Location
- College Road Patharghata Upazila, Barguna District 8720 Bangladesh
- Coordinates: 22°02′39″N 89°58′13″E﻿ / ﻿22.044291°N 89.970412°E

Information
- Motto: শিক্ষার জন্য এসো, সেবার তরে যাও
- Established: 1995
- School board: Board of Intermediate and Secondary Education, Barisal
- School district: Barguna District
- Headmaster: Abul Bashar Azad
- Faculty: 30
- Grades: Class I-X
- Gender: Boys and Girls
- Enrollment: 900
- Language: Bengali
- Communities served: Scouting

= Taslima Memorial Academy =

High School in Bangladesh

Taslima Memorial Academy is a high school located at Patharghata Upazila in Barguna District, Bangladesh. It is one of the top ranked high schools in Barisal Education Board and the first ranked school in Barguna District. It is a semi-public educational institution located at College Road. It was founded by ex Mayor of Patharghata, Mallik Mohammad Ayub, on January 1, 1995. The school offers grades from class I to class X. It has two shifts, morning and day.
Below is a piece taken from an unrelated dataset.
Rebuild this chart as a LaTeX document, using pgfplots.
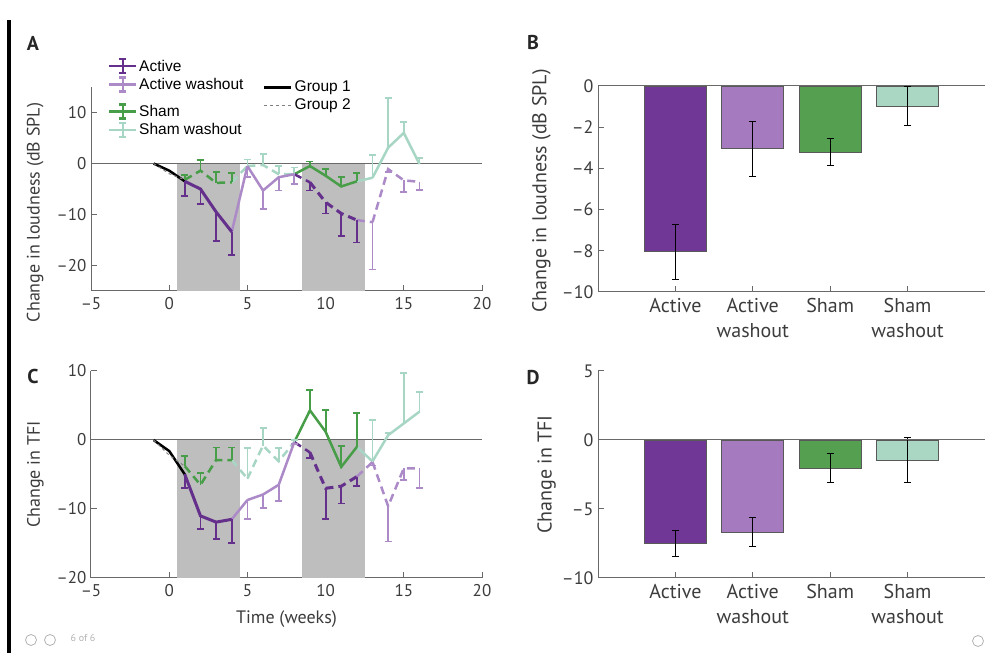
\documentclass[border=0pt]{standalone}
\usepackage{pgfplots}
\pgfplotsset{compat=1.18}
\usepackage{fontspec}
\setmainfont{PT Sans}
\newfontfamily\legfont{Liberation Sans}
\definecolor{actC}{RGB}{100,48,140}
\definecolor{awC}{RGB}{172,138,200}
\definecolor{shC}{RGB}{72,158,72}
\definecolor{swC}{RGB}{168,214,196}
\definecolor{barA}{RGB}{112,55,150}
\definecolor{barAW}{RGB}{165,122,190}
\definecolor{barS}{RGB}{85,160,80}
\definecolor{barSW}{RGB}{170,215,195}
\definecolor{axC}{RGB}{105,105,105}
\definecolor{txC}{RGB}{60,60,60}
\definecolor{shadeC}{RGB}{190,190,190}
\pgfplotsset{
  base/.style={scale only axis, anchor=south west, axis x line*=bottom, axis y line*=left,
    axis line style={axC, line width=1pt}, every tick/.style={axC, line width=1pt},
    major tick length=6pt, tick align=inside,
    tick label style={font=\fontsize{17}{20}\selectfont, text=txC},
    xticklabel style={yshift=-3pt}, yticklabel style={xshift=-1pt},
    label style={font=\fontsize{18}{21}\selectfont, text=txC}, clip=false},
  barax/.style={tick label style={font=\fontsize{18}{21}\selectfont},
    label style={font=\fontsize{20}{23}\selectfont}},
  ser/.style={line width=2.5pt, mark=none},
  g2/.style={dash pattern=on 8pt off 5pt},
  eb/.style={error bars/y explicit, error bars/y dir=#1, error bars/error mark=-,
    error bars/error bar style={solid, line width=1.8pt},
    error bars/error mark options={rotate=90, solid, line width=1.8pt, mark size=3.5pt}},
  beb/.style={error bars/y explicit, error bars/y dir=both, error bars/error mark=-,
    error bars/error bar style={black, line width=1pt},
    error bars/error mark options={rotate=90, black, line width=1pt, mark size=3.5pt}},
  bars/.style={ybar, bar width=0.8, bar shift=0pt, draw=black!65, line width=0.7pt},
  errleg/.style={legend image code/.code={
    \draw[##1, solid] (0pt,0pt) -- (27pt,0pt);
    \draw[##1, solid] (13.5pt,-7pt) -- (13.5pt,7pt);
    \draw[##1, solid] (10pt,7pt) -- (17pt,7pt);
    \draw[##1, solid] (10pt,-7pt) -- (17pt,-7pt);}},
  lineleg/.style={legend image code/.code={\draw[##1] (0pt,0pt) -- (27pt,0pt);}},
  legax/.style={anchor=south west, scale only axis, hide axis, xmin=0, xmax=1, ymin=0, ymax=1,
    legend cell align=left,
    legend style={anchor=west, draw=none, fill=none, inner sep=0pt, row sep=1.5pt,
      font=\legfont\fontsize{15.5}{18}\selectfont}},
}
\begin{document}
\begin{tikzpicture}
\useasboundingbox (0pt,0pt) rectangle (989pt,653pt);
\draw[black, line width=4pt] (9pt,0pt) -- (9pt,633pt);

% ---------------- Panel A ----------------
\begin{axis}[base, at={(91pt,362pt)}, width=391pt, height=204pt,
  xmin=-5, xmax=20, ymin=-25, ymax=15,
  xtick={-5,0,5,10,15,20}, xticklabels={–5,0,5,10,15,20},
  ytick={-20,-10,0,10}, yticklabels={–20,–10,0,10},
  ylabel={Change in loudness (dB SPL)},
  ylabel style={at={(axis description cs:-0.112,0.385)}, anchor=south}]
\fill[shadeC] (axis cs:0.5,-25) rectangle (axis cs:4.5,0);
\fill[shadeC] (axis cs:8.5,-25) rectangle (axis cs:12.5,0);
\draw[axC, line width=1pt] (axis cs:-5,0) -- (axis cs:20,0);
% baselines
\addplot[black, line width=2.5pt] coordinates {(-1,0) (0,-1.4) (1,-3.5)};
\addplot[gray, line width=1pt, dashed] coordinates {(-1,0) (0,-2.0) (1,-3.2)};
% connectors
\addplot[swC, ser] coordinates {(12,-3.5) (13,-2.8)};
\addplot[swC, ser, g2] coordinates {(4,-3.7) (5,-0.5)};
\addplot[awC, ser] coordinates {(4,-13.4) (5,-0.5)};
\addplot[awC, ser, g2] coordinates {(12,-11.1) (13,-11.5)};
\addplot[shC, ser] coordinates {(8,-2.1) (9,-0.5)};
\addplot[actC, ser, g2] coordinates {(8,-2.1) (9,-3.7)};
% sham washout
\addplot[swC, ser, eb=plus] table[row sep=\\, y error index=2] {x y e\\ 13 -2.8 4.4\\ 14 3.1 9.8\\ 15 6.0 2.1\\ 16 -0.1 1.1\\};
\addplot[swC, ser, g2, eb=plus] table[row sep=\\, y error index=2] {x y e\\ 5 -0.5 1.3\\ 6 -0.3 2.2\\ 7 -2.1 1.6\\ 8 -2.1 1.3\\};
% active washout
\addplot[awC, ser, eb=minus] table[row sep=\\, y error index=2] {x y e\\ 5 -0.5 2.2\\ 6 -5.3 3.6\\ 7 -2.7 2.6\\ 8 -2.1 1.9\\};
\addplot[awC, ser, g2, eb=minus] table[row sep=\\, y error index=2] {x y e\\ 13 -11.5 9.3\\ 14 -1.1 0.5\\ 15 -3.3 2.3\\ 16 -3.6 1.6\\};
% sham
\addplot[shC, ser, eb=plus] table[row sep=\\, y error index=2] {x y e\\ 9 -0.5 0.9\\ 10 -2.4 1.3\\ 11 -4.5 1.8\\ 12 -3.5 1.6\\};
\addplot[shC, ser, g2, eb=plus] table[row sep=\\, y error index=2] {x y e\\ 1 -3.2 1.0\\ 2 -1.4 2.1\\ 3 -3.8 2.1\\ 4 -3.7 1.8\\};
% active
\addplot[actC, ser, line width=3pt, eb=minus] table[row sep=\\, y error index=2] {x y e\\ 1 -3.5 2.9\\ 2 -5.0 2.9\\ 3 -9.5 5.7\\ 4 -13.4 4.5\\};
\addplot[actC, ser, line width=3pt, g2, eb=minus] table[row sep=\\, y error index=2] {x y e\\ 9 -3.7 1.6\\ 10 -7.6 2.2\\ 11 -9.8 4.4\\ 12 -11.1 4.4\\};
\end{axis}

% legends for panel A
\begin{axis}[legax, at={(91pt,362pt)}, width=391pt, height=204pt,
  legend style={at={(axis description cs:0.043,1.057)}}]
\addlegendimage{errleg, actC, line width=2.2pt}
\addlegendentry{Active}
\addlegendimage{errleg, awC, line width=2.2pt}
\addlegendentry{Active washout}
\end{axis}
\begin{axis}[legax, at={(91pt,362pt)}, width=391pt, height=204pt,
  legend style={at={(axis description cs:0.043,0.835)}}]
\addlegendimage{errleg, shC, line width=2.2pt}
\addlegendentry{Sham}
\addlegendimage{errleg, swC, line width=2.2pt}
\addlegendentry{Sham washout}
\end{axis}
\begin{axis}[legax, at={(91pt,362pt)}, width=391pt, height=204pt,
  legend style={at={(axis description cs:0.44,0.955)}}]
\addlegendimage{lineleg, black, line width=2.5pt}
\addlegendentry{Group 1}
\addlegendimage{lineleg, gray, line width=1pt, dashed}
\addlegendentry{Group 2}
\end{axis}

% ---------------- Panel C ----------------
\begin{axis}[base, at={(91pt,75pt)}, width=391pt, height=207pt,
  xmin=-5, xmax=20, ymin=-20, ymax=10,
  xtick={-5,0,5,10,15,20}, xticklabels={–5,0,5,10,15,20},
  ytick={-20,-10,0,10}, yticklabels={–20,–10,0,10},
  ylabel={Change in TFI}, xlabel={Time (weeks)},
  ylabel style={at={(axis description cs:-0.112,0.5)}, anchor=south},
  xlabel style={at={(axis description cs:0.5,-0.2)}, anchor=center}]
\fill[shadeC] (axis cs:0.5,-20) rectangle (axis cs:4.5,0);
\fill[shadeC] (axis cs:8.5,-20) rectangle (axis cs:12.5,0);
\draw[axC, line width=1pt] (axis cs:-5,0) -- (axis cs:20,0);
\addplot[black, line width=2.5pt] coordinates {(-1,0) (0,-1.6) (1,-5.0)};
\addplot[gray, line width=1pt, dashed] coordinates {(-1,0) (0,-2.2) (1,-3.8)};
% connectors
\addplot[swC, ser] coordinates {(12,-1.0) (13,-3.1)};
\addplot[swC, ser, g2] coordinates {(4,-2.9) (5,-5.6)};
\addplot[awC, ser] coordinates {(4,-11.5) (5,-8.7)};
\addplot[awC, ser, g2] coordinates {(12,-5.3) (13,-3.2)};
\addplot[shC, ser] coordinates {(8,-0.3) (9,4.3)};
\addplot[actC, ser, g2] coordinates {(8,-0.3) (9,-1.8)};
% sham washout
\addplot[swC, ser, eb=plus] table[row sep=\\, y error index=2] {x y e\\ 13 -3.1 6.0\\ 14 0.7 0.3\\ 15 2.4 7.3\\ 16 4.1 2.8\\};
\addplot[swC, ser, g2, eb=plus] table[row sep=\\, y error index=2] {x y e\\ 5 -5.6 4.4\\ 6 -0.8 2.5\\ 7 -3.1 1.9\\ 8 -0.3 0.3\\};
% active washout
\addplot[awC, ser, eb=minus] table[row sep=\\, y error index=2] {x y e\\ 5 -8.7 2.7\\ 6 -7.9 2.0\\ 7 -6.5 2.3\\ 8 -0.3 0.3\\};
\addplot[awC, ser, g2, eb=minus] table[row sep=\\, y error index=2] {x y e\\ 13 -3.2 0.5\\ 14 -9.6 5.1\\ 15 -4.1 1.7\\ 16 -4.1 2.9\\};
% sham
\addplot[shC, ser, eb=plus] table[row sep=\\, y error index=2] {x y e\\ 9 4.3 3.0\\ 10 1.2 3.2\\ 11 -3.9 3.0\\ 12 -1.0 4.9\\};
\addplot[shC, ser, g2, eb=plus] table[row sep=\\, y error index=2] {x y e\\ 1 -3.8 1.5\\ 2 -6.5 1.7\\ 3 -2.9 1.8\\ 4 -2.9 1.8\\};
% active
\addplot[actC, ser, line width=3pt, eb=minus] table[row sep=\\, y error index=2] {x y e\\ 1 -5.0 2.0\\ 2 -11.0 1.9\\ 3 -11.9 2.4\\ 4 -11.5 3.4\\};
\addplot[actC, ser, line width=3pt, g2, eb=minus] table[row sep=\\, y error index=2] {x y e\\ 9 -1.8 0.8\\ 10 -7.0 4.4\\ 11 -6.7 2.5\\ 12 -5.3 1.4\\};
\end{axis}

% ---------------- Panel B ----------------
\begin{axis}[base, barax, at={(598pt,361pt)}, width=387pt, height=206pt,
  xmin=0, xmax=5, ymin=-10, ymax=0,
  xtick={1,2,3,4}, xticklabels={Active,{Active\\washout},Sham,{Sham\\washout}},
  xticklabel style={align=center, font=\fontsize{20}{25}\selectfont},
  ytick={-10,-8,-6,-4,-2,0}, yticklabels={–10,–8,–6,–4,–2,0},
  ylabel={Change in loudness (dB SPL)},
  ylabel style={at={(axis description cs:-0.113,0.49)}, anchor=south}]
\addplot[bars, fill=barA, beb] coordinates {(1,-8.05) +- (0,1.35)};
\addplot[bars, fill=barAW, beb] coordinates {(2,-3.05) +- (0,1.33)};
\addplot[bars, fill=barS, beb] coordinates {(3,-3.2) +- (0,0.65)};
\addplot[bars, fill=barSW, beb] coordinates {(4,-0.97) +- (0,0.93)};
\draw[axC, line width=1pt] (axis cs:0,0) -- (axis cs:5,0);
\end{axis}

% ---------------- Panel D ----------------
\begin{axis}[base, barax, at={(598pt,75pt)}, width=387pt, height=207pt,
  xmin=0, xmax=5, ymin=-10, ymax=5,
  xtick={1,2,3,4}, xticklabels={Active,{Active\\washout},Sham,{Sham\\washout}},
  xticklabel style={align=center, font=\fontsize{20}{25}\selectfont},
  ytick={-10,-5,0,5}, yticklabels={–10,–5,0,5},
  ylabel={Change in TFI},
  ylabel style={at={(axis description cs:-0.1,0.5)}, anchor=south}]
\addplot[bars, fill=barA, beb] coordinates {(1,-7.52) +- (0,0.95)};
\addplot[bars, fill=barAW, beb] coordinates {(2,-6.67) +- (0,1.05)};
\addplot[bars, fill=barS, beb] coordinates {(3,-2.05) +- (0,1.06)};
\addplot[bars, fill=barSW, beb] coordinates {(4,-1.45) +- (0,1.6)};
\draw[axC, line width=1pt] (axis cs:0,0) -- (axis cs:5,0);
\end{axis}

% panel letters
\node[font=\bfseries\fontsize{20}{20}\selectfont, text=black!85] at (33pt,610pt) {A};
\node[font=\bfseries\fontsize{20}{20}\selectfont, text=black!85] at (533pt,610pt) {B};
\node[font=\bfseries\fontsize{20}{20}\selectfont, text=black!85] at (33pt,276pt) {C};
\node[font=\bfseries\fontsize{20}{20}\selectfont, text=black!85] at (533pt,275pt) {D};

% viewer decorations
\draw[gray!60, line width=0.8pt] (31pt,13pt) circle (5.5pt);
\draw[gray!60, line width=0.8pt] (50pt,13pt) circle (5.5pt);
\node[font=\fontsize{10}{12}\selectfont, text=gray!60] at (83pt,15pt) {6 of 6};
\draw[gray!60, line width=0.8pt] (978pt,12pt) circle (5.5pt);
\end{tikzpicture}
\end{document}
The morning shift starts at 7:00 am and the day shift starts at 10:00 am.

==History==
The school was founded by Mallik Mohammad Ayub on first January, 1995. The school was inaugurated with five teachers and forty six students. Then the school was a kindergarten school and the first principal was Abu Masud. The school was named Taslima Precadet and Child Care Homes after the name of Taslima Begum, wife of Mallik Mohammad Ayub. In 1998, it was upgraded to a secondary school and was renamed Taslima Memorial Academy.